Por Andrés Colmán Gutiérrez
andres@uhora.com.py
Villa de San Pedro de Ycuamandyyú, agosto de 1998. La ciudad está de fiesta. Llega el presidente Juan Carlos Wasmosy para inaugurar su mayor obra de progreso en la región: un moderno aeropuerto, construido a un costo de 5 millones de dólares.
Todo está dispuesto para la ceremonia. Ya están los correligionarios encolumnados para hacer hurras. Ya está la cinta lista para ser cortada, la alfombra roja, la tarima para los discursos. En una paradisiaca finca a orillas del Jejuí se dora el asado y se enfrían las bebidas para el banquete de celebración.
Pero surge un problema: el obispo local se niega a bendecir la gran obra de progreso. Dice que no está dispuesto a apañar un “elefante blanco” que no servirá al pueblo, ya que San Pedro no necesita un aeropuerto, sino una ruta asfaltada para que los agricultores puedan sacar sus cosechas.
Hay ira e indignación. ¿Quién es ese obispo que se atreve a aguarnos la fiesta, a escupirnos en el asado? Se llama Fernando Lugo, excelencia. Un obispo rebelde, luego. Un contrera.
Una década después, el aeropuerto de San Pedro es una ruina. Las malezas crecen entre las paredes del edificio saqueado y solo los cuervos aterrizan en la pista agrietada. La región continúa aislada, sin ruta asfaltada, y las cosechas se siguen pudriendo en las cunetas cuando llueve, aunque la pavimentación avanza lentamente, con la promesa de llegar alguna vez.

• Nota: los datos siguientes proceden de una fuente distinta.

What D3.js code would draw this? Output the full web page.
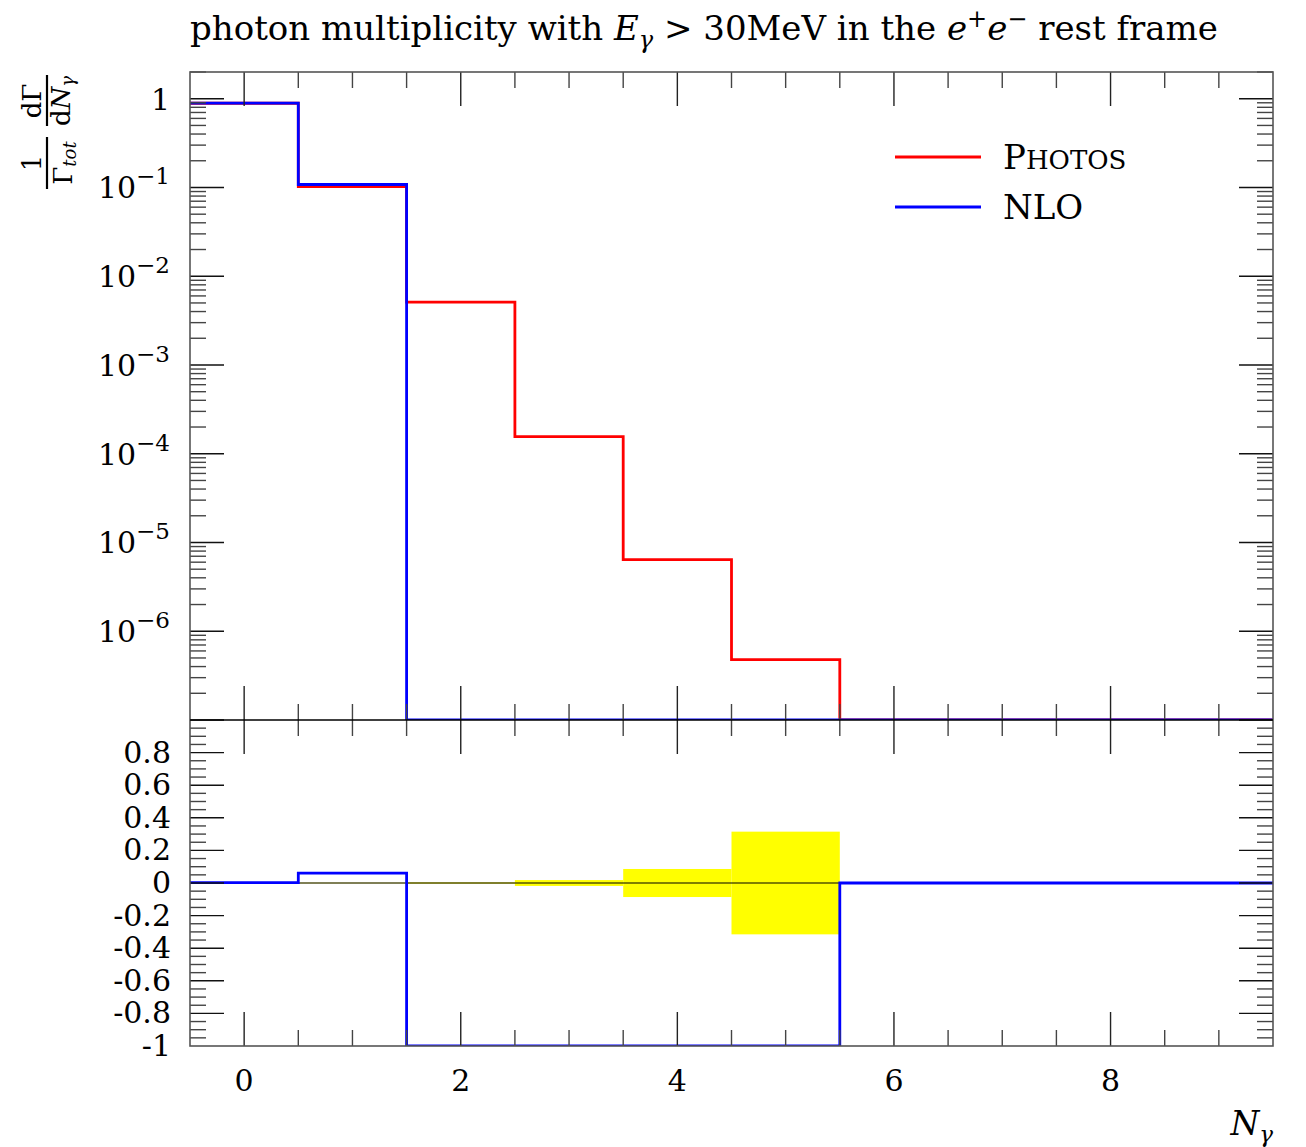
<!DOCTYPE html>
<html>
<head>
<meta charset="utf-8">
<script src="https://cdn.jsdelivr.net/npm/d3@7"></script>
<style>
  body { margin: 0; background: #fff; }
  text { font-family: "DejaVu Serif", "Liberation Serif", serif; fill: #000; }
</style>
</head>
<body>
<div id="chart"></div>
<script>
// bin edges for N_gamma = 0..9
var edges = [-0.5, 0.5, 1.5, 2.5, 3.5, 4.5, 5.5, 6.5, 7.5, 8.5, 9.5];
var photos = [0.889, 0.102, 5.1e-3, 1.56e-4, 6.4e-6, 4.8e-7, 0, 0, 0, 0];
var nlo = [0.891, 0.108, 0, 0, 0, 0, 0, 0, 0, 0];
// ratio panel: (NLO - PHOTOS) / PHOTOS and PHOTOS relative uncertainty
var ratioNlo = [0.002, 0.06, -1, -1, -1, -1, 0, 0, 0, 0];
var ratioErr = [0.001, 0.002, 0.004, 0.018, 0.086, 0.315, 0, 0, 0, 0];
var xMajor = [0, 2, 4, 6, 8];
var yDecades = [0, -1, -2, -3, -4, -5, -6];
var ratioLabels = ["0.8", "0.6", "0.4", "0.2", "0", "-0.2", "-0.4", "-0.6", "-0.8", "-1"];

var W = 1306, H = 1147,
    pLeft = 190, pRight = 1273,
    pTop = 72, pMid = 720, pBottom = 1046,
    majLen = 34, minLen = 16,
    frameCol = "#555";

var svg = d3.select("#chart").append("svg")
    .attr("width", W).attr("height", H);

var x = d3.scaleLinear().domain([-0.5, 9.5]).range([pLeft, pRight]);
var y = d3.scaleLog().domain([1e-7, 2]).range([pMid, pTop]);
var yr = d3.scaleLinear().domain([-1, 1]).range([pBottom, pMid]);

var defs = svg.append("defs");
defs.append("clipPath").attr("id", "clipMain")
  .append("rect").attr("x", pLeft).attr("y", pTop).attr("width", pRight - pLeft).attr("height", pMid - pTop);
defs.append("clipPath").attr("id", "clipRatio")
  .append("rect").attr("x", pLeft).attr("y", pMid).attr("width", pRight - pLeft).attr("height", pBottom - pMid);

function stepPoints(vals) {
  var pts = vals.map(function (v, i) { return [edges[i], v]; });
  pts.push([edges[edges.length - 1], vals[vals.length - 1]]);
  return pts;
}

// ---------- main panel ----------
var lineMain = d3.line()
    .x(function (d) { return x(d[0]); })
    .y(function (d) { return y(Math.max(d[1], 1e-7)); })
    .curve(d3.curveStepAfter);

var gMain = svg.append("g").attr("clip-path", "url(#clipMain)");
gMain.append("path").datum(stepPoints(photos))
    .attr("d", lineMain).attr("fill", "none")
    .attr("stroke", "#ff0000").attr("stroke-width", 2.8);
gMain.append("path").datum(stepPoints(nlo))
    .attr("d", lineMain).attr("fill", "none")
    .attr("stroke", "#0000ff").attr("stroke-width", 2.8);

// ---------- ratio panel ----------
var gRatio = svg.append("g").attr("clip-path", "url(#clipRatio)");
gRatio.selectAll(".band")
  .data(ratioErr.map(function (e, i) { return {i: i, e: e}; }).filter(function (d) { return d.e > 0; }))
  .enter().append("rect")
    .attr("class", "band")
    .attr("x", function (d) { return x(edges[d.i]); })
    .attr("width", function (d) { return x(edges[d.i + 1]) - x(edges[d.i]); })
    .attr("y", function (d) { return yr(d.e); })
    .attr("height", function (d) { return yr(-d.e) - yr(d.e); })
    .attr("fill", "#ffff00");

gRatio.append("line")
    .attr("x1", pLeft).attr("x2", pRight).attr("y1", yr(0)).attr("y2", yr(0))
    .attr("stroke", "#000").attr("stroke-width", 1.2);

var lineRatio = d3.line()
    .x(function (d) { return x(d[0]); })
    .y(function (d) { return yr(d[1]); })
    .curve(d3.curveStepAfter);
gRatio.append("path").datum(stepPoints(ratioNlo))
    .attr("d", lineRatio).attr("fill", "none")
    .attr("stroke", "#0000ff").attr("stroke-width", 2.8);

// ---------- ticks ----------
var ticks = svg.append("g").attr("stroke-width", 1.4);

function hTicks(yTop, yBot) {
  d3.range(0, 9.01, 0.5).forEach(function (v) {
    var isMaj = xMajor.indexOf(v) >= 0;
    var L = isMaj ? majLen : minLen;
    var c = isMaj ? "#222" : "#444";
    ticks.append("line").attr("x1", x(v)).attr("x2", x(v)).attr("y1", yTop).attr("y2", yTop + L).attr("stroke", c);
    ticks.append("line").attr("x1", x(v)).attr("x2", x(v)).attr("y1", yBot).attr("y2", yBot - L).attr("stroke", c);
  });
}
hTicks(pTop, pMid);
hTicks(pMid, pBottom);

// log ticks
for (var k = 0; k >= -7; k--) {
  for (var m = 1; m <= 9; m++) {
    var v = m * Math.pow(10, k);
    if (v < 1e-7 || v > 2) continue;
    var L = m === 1 ? majLen : minLen;
    var c = m === 1 ? "#111" : "#444";
    ticks.append("line").attr("x1", pLeft).attr("x2", pLeft + L).attr("y1", y(v)).attr("y2", y(v)).attr("stroke", c);
    ticks.append("line").attr("x1", pRight).attr("x2", pRight - L).attr("y1", y(v)).attr("y2", y(v)).attr("stroke", c);
  }
}

// ratio ticks
d3.range(-19, 20).forEach(function (n) {
  var v = n * 0.05;
  var isMaj = n % 4 === 0;
  var L = isMaj ? majLen : minLen;
  var c = isMaj ? "#111" : "#444";
  ticks.append("line").attr("x1", pLeft).attr("x2", pLeft + L).attr("y1", yr(v)).attr("y2", yr(v)).attr("stroke", c);
  ticks.append("line").attr("x1", pRight).attr("x2", pRight - L).attr("y1", yr(v)).attr("y2", yr(v)).attr("stroke", c);
});

// ---------- frames ----------
svg.append("rect").attr("x", pLeft).attr("y", pTop).attr("width", pRight - pLeft).attr("height", pBottom - pTop)
    .attr("fill", "none").attr("stroke", frameCol).attr("stroke-width", 1.6);
svg.append("line").attr("x1", pLeft).attr("x2", pRight).attr("y1", pMid).attr("y2", pMid)
    .attr("stroke", "#000").attr("stroke-width", 1.6);

// ---------- tick labels ----------
var fs = 30;
yDecades.forEach(function (d) {
  var t = svg.append("text").attr("text-anchor", "end")
      .attr("x", 170).attr("y", y(Math.pow(10, d)) + 11).style("font-size", fs + "px");
  if (d === 0) { t.text("1"); return; }
  t.append("tspan").text("10");
  t.append("tspan").attr("dy", -14).style("font-size", "23px").text("\u2212" + (-d));
});

ratioLabels.forEach(function (s) {
  svg.append("text").attr("text-anchor", "end")
    .attr("x", 171).attr("y", yr(+s) + 10).style("font-size", fs + "px")
    .text(s);
});

xMajor.forEach(function (v) {
  svg.append("text").attr("text-anchor", "middle")
    .attr("x", x(v)).attr("y", 1091).style("font-size", fs + "px").text(v);
});

// axis label N_gamma
var xl = svg.append("text").attr("text-anchor", "end").attr("x", 1273).attr("y", 1135)
    .style("font-size", "33px");
xl.append("tspan").style("font-style", "italic").text("N");
xl.append("tspan").style("font-style", "italic").attr("dy", 7).style("font-size", "23px").text("\u03b3");

// y label: 1/Γtot dΓ/dNγ (rotated)
var yl = svg.append("g").attr("transform", "translate(47,131) rotate(-90)");
yl.append("line").attr("x1", -58).attr("x2", -6).attr("y1", 0).attr("y2", 0)
    .attr("stroke", "#000").attr("stroke-width", 2.2);
yl.append("text").attr("x", -32).attr("y", -6).attr("text-anchor", "middle").style("font-size", "26px").text("1");
var d1 = yl.append("text").attr("x", -32).attr("y", 25).attr("text-anchor", "middle").style("font-size", "26px");
d1.append("tspan").text("\u0393");
d1.append("tspan").attr("dy", 4).style("font-size", "18px").style("font-style", "italic").text("tot");
yl.append("line").attr("x1", 5).attr("x2", 56).attr("y1", 0).attr("y2", 0)
    .attr("stroke", "#000").attr("stroke-width", 2.2);
yl.append("text").attr("x", 30).attr("y", -6).attr("text-anchor", "middle").style("font-size", "26px").text("d\u0393");
var d2 = yl.append("text").attr("x", 30).attr("y", 23).attr("text-anchor", "middle").style("font-size", "26px");
d2.append("tspan").text("d");
d2.append("tspan").style("font-style", "italic").text("N");
d2.append("tspan").attr("dy", 4).style("font-size", "18px").style("font-style", "italic").text("\u03b3");

// ---------- title ----------
var title = svg.append("text").attr("x", 190).attr("y", 40).style("font-size", "34px");
title.append("tspan").text("photon multiplicity with ");
title.append("tspan").style("font-style", "italic").text("E");
title.append("tspan").attr("dy", 8).style("font-size", "24px").style("font-style", "italic").text("\u03b3");
title.append("tspan").attr("dy", -8).text(" > 30MeV in the ");
title.append("tspan").style("font-style", "italic").text("e");
title.append("tspan").attr("dy", -13).style("font-size", "24px").text("+");
title.append("tspan").attr("dy", 13).style("font-style", "italic").text("e");
title.append("tspan").attr("dy", -13).style("font-size", "24px").text("\u2212");
title.append("tspan").attr("dy", 13).text(" rest frame");

// ---------- legend ----------
var legend = [{name: "Photos", col: "#ff0000", y: 157}, {name: "NLO", col: "#0000ff", y: 207}];
legend.forEach(function (l) {
  svg.append("line").attr("x1", 895).attr("x2", 981).attr("y1", l.y).attr("y2", l.y)
    .attr("stroke", l.col).attr("stroke-width", 2.8);
  var t = svg.append("text").attr("x", 1003).attr("y", l.y + 12).style("font-size", "34px");
  if (l.name === "Photos") {
    t.append("tspan").text("P");
    t.append("tspan").style("font-size", "26px").text("HOTOS");
  } else {
    t.text(l.name);
  }
});
</script>
</body>
</html>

El obispo Fernando Lugo ya no está en San Pedro. Renunció, aunque las versiones aseguran que “lo renunciaron”. Ahora pidió dispensa al Papa, para dedicarse a la política. El Vaticano le respondió que no puede, que está suspendido “a divinis”, pero no deja de ser obispo.
Hoy es precandidato a presidente. Fenómeno social y huracán político, favorecido por las encuestas como el único que puede desalojar de 60 años de poder al coloradismo, en las elecciones del 2008. Dicen que la Constitución inhabilita su candidatura porque sigue siendo ministro de la Religión Católica, pero eso está por verse. En este país siempre todo está por verse.

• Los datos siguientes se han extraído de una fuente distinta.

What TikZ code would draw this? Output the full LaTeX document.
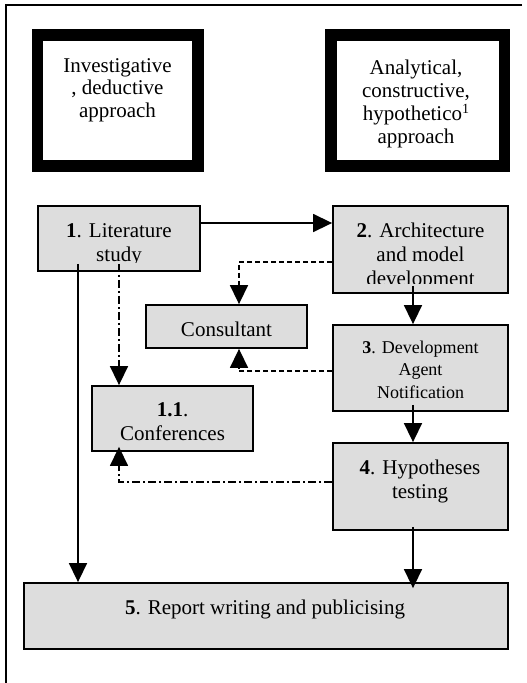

Conocí a Fernando Lugo a principios de los 80, cuando era un joven sacerdote recién llegado de una misión pastoral en Ecuador. Traía una sólida formación teológica y una manifiesta sensibilidad ante las injusticias, que lo ubicaron en la corriente más progresista del catolicismo, en la línea de la Teología de la Liberación.
Acompañé su nombramiento como obispo de San Pedro. Lo vi meterse de lleno en las tolvaneras de tierra roja, compartiendo el dolor, las luchas y las esperanzas de su feligresía mayoritariamente pobre, aunque consciente y organizada. Lo vi recoger la sangre de Sebastián Larrosa y Pedro Giménez, jóvenes mártires sampedranos asesinados en las movilizaciones por tierra y libertad.
Pero también sentí las primeras interrogantes sobre su accionar, al ver su cercana amistad con polémicos personajes, como el ex titular de la ANDE, Kencho Rodríguez, o avalando millonarios desembolsos para las organizaciones campesinas vinculadas al dirigente Elvio Benítez, durante el gobierno de González Macchi, de los que aún no se rindieron cuentas claras.
Hoy, Fernando Lugo enciende esperanzas de cambio en un amplio sector de la sociedad, pero también plantea una inquietante incógnita, porque frente a su valiosa trayectoria de lucha y compromiso con los más pobres, y a su natural vinculación con organizaciones sociales y políticas democráticas, se levantan alarmantes evidencias de su cercanía con cuestionables personajes políticos, asociados a acusaciones de corrupción o a prácticas totalitarias, como los González Quintana, los Rambo Saguier, los Otazú, los Jara Avelli y muchos otros.
¿Cuál de los Lugos es el que merece nuestra confianza?